GIVEN INSTRUCTION
Begin with the first line below and retype each line exactly through the line containing "(dec17) [txt] at". Any pictures are to be left out.

COLLECTED MATERIAL
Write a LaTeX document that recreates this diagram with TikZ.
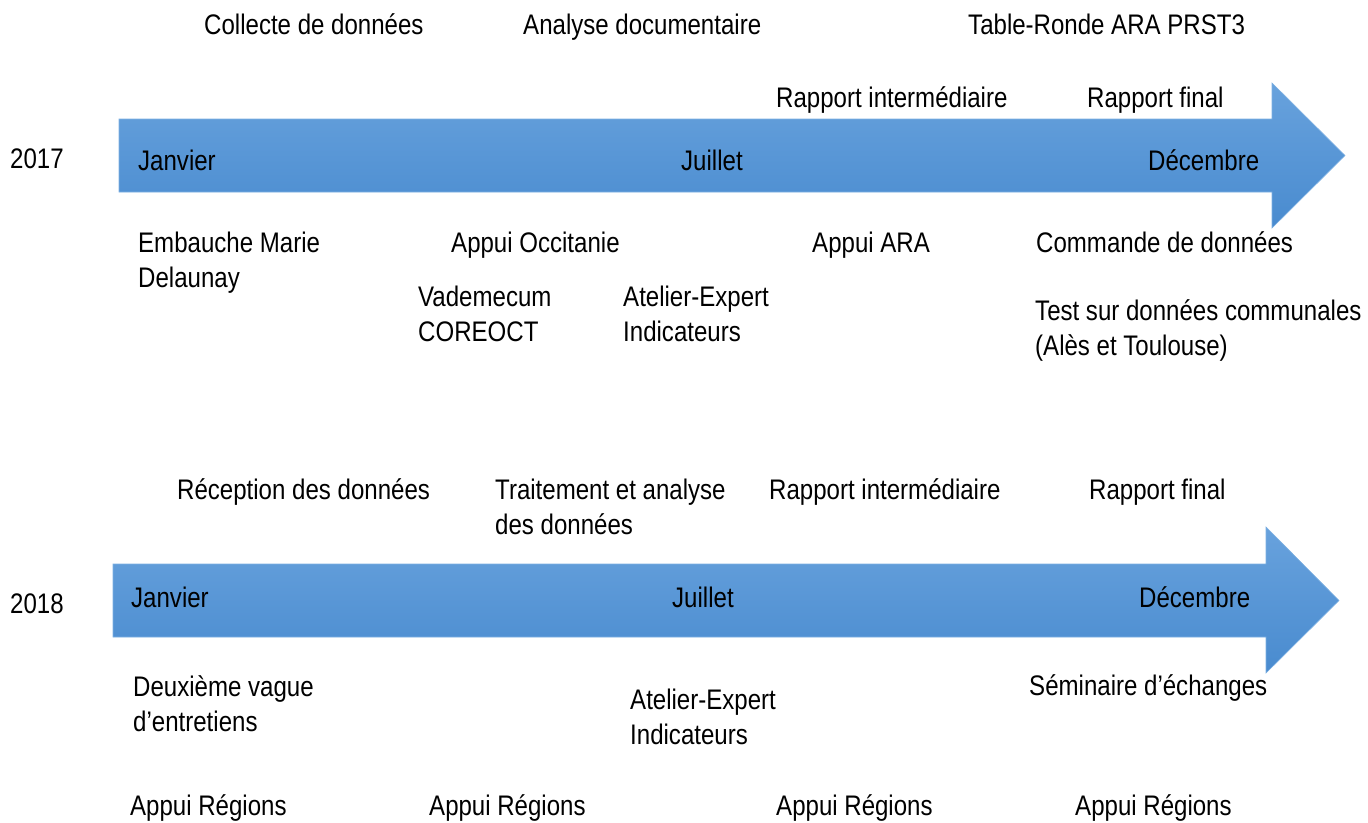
\documentclass[tikz,border=0pt]{standalone}
\usepackage{fontspec}
\setmainfont{Liberation Sans}[FakeStretch=0.85]

\definecolor{bandtop}{RGB}{104,162,221}
\definecolor{bandbot}{RGB}{73,139,207}
\definecolor{bandline}{RGB}{125,176,226}

% two-line texts sit on the baseline of their last line
\tikzstyle{txt} = [anchor=base west, inner sep=0pt, align=left,
font=\fontsize{28.3}{35}\selectfont]
\tikzstyle{band} = [top color=bandtop, bottom color=bandbot, draw=bandline,
line width=0.6pt]

\begin{document}
\begin{tikzpicture}[x=1pt, y=-1pt]
  \useasboundingbox (0,0) rectangle (1368,822);

  % 2017
  \draw [band] (119,119) -- (1272,119) -- (1272,83) -- (1345,155.5)
  -- (1272,228) -- (1272,192) -- (119,192) -- cycle;

  \node (collecte) [txt] at (204,34) {Collecte de données};
  \node (analyse) [txt] at (523,34) {Analyse documentaire};
  \node (table) [txt] at (968,34) {Table-Ronde ARA PRST3};
  \node (rapint17) [txt] at (776,107) {Rapport intermédiaire};
  \node (final17) [txt] at (1087,107) {Rapport final};

  \node (y17) [txt] at (10,168) {2017};
  \node (jan17) [txt] at (138,170) {Janvier};
  \node (jul17) [txt] at (681,170) {Juillet};
  \node (dec17) [txt] at (1148,170) {Décembre};

  \node (embauche) [txt] at (138,287) {Embauche Marie\\Delaunay};
  \node (occitanie) [txt] at (451,252) {Appui Occitanie};
  \node (ara) [txt] at (812,252) {Appui ARA};
  \node (commande) [txt] at (1036,252) {Commande de données};
  \node (vademecum) [txt] at (418,341) {Vademecum\\COREOCT};
  \node (atelier17) [txt] at (623,341) {Atelier-Expert\\Indicateurs};
  \node (test) [txt] at (1035,355) {Test sur données communales\\(Alès et Toulouse)};

  % 2018
  \draw [band] (113,564) -- (1266,564) -- (1266,527) -- (1339,600.5)
  -- (1266,673) -- (1266,637) -- (113,637) -- cycle;

  \node (reception) [txt] at (177,499) {Réception des données};
  \node (traitement) [txt] at (495,534) {Traitement et analyse\\des données};
  \node (rapint18) [txt] at (769,499) {Rapport intermédiaire};
  \node (final18) [txt] at (1089,499) {Rapport final};

  \node (y18) [txt] at (10,613) {2018};
  \node (jan18) [txt] at (131,607) {Janvier};
  \node (jul18) [txt] at (672,607) {Juillet};
  \node (dec18) [txt] at (1139,607) {Décembre};

  \node (vague) [txt] at (133,731) {Deuxième vague\\d’entretiens};
  \node (atelier18) [txt] at (630,744) {Atelier-Expert\\Indicateurs};
  \node (seminaire) [txt] at (1029,695) {Séminaire d’échanges};

  \node (appui1) [txt] at (130,815) {Appui Régions};
  \node (appui2) [txt] at (429,815) {Appui Régions};
  \node (appui3) [txt] at (776,815) {Appui Régions};
  \node (appui4) [txt] at (1075,815) {Appui Régions};

\end{tikzpicture}
\end{document}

TASK SOLUTION
Write a LaTeX document that recreates this diagram with TikZ.
\documentclass[tikz,border=0pt]{standalone}
\usepackage{fontspec}
\setmainfont{Liberation Sans}[FakeStretch=0.85]

\definecolor{bandtop}{RGB}{104,162,221}
\definecolor{bandbot}{RGB}{73,139,207}
\definecolor{bandline}{RGB}{125,176,226}

% two-line texts sit on the baseline of their last line
\tikzstyle{txt} = [anchor=base west, inner sep=0pt, align=left,
font=\fontsize{28.3}{35}\selectfont]
\tikzstyle{band} = [top color=bandtop, bottom color=bandbot, draw=bandline,
line width=0.6pt]

\begin{document}
\begin{tikzpicture}[x=1pt, y=-1pt]
  \useasboundingbox (0,0) rectangle (1368,822);

  % 2017
  \draw [band] (119,119) -- (1272,119) -- (1272,83) -- (1345,155.5)
  -- (1272,228) -- (1272,192) -- (119,192) -- cycle;

  \node (collecte) [txt] at (204,34) {Collecte de données};
  \node (analyse) [txt] at (523,34) {Analyse documentaire};
  \node (table) [txt] at (968,34) {Table-Ronde ARA PRST3};
  \node (rapint17) [txt] at (776,107) {Rapport intermédiaire};
  \node (final17) [txt] at (1087,107) {Rapport final};

  \node (y17) [txt] at (10,168) {2017};
  \node (jan17) [txt] at (138,170) {Janvier};
  \node (jul17) [txt] at (681,170) {Juillet};
  \node (dec17) [txt] at (1148,170) {Décembre};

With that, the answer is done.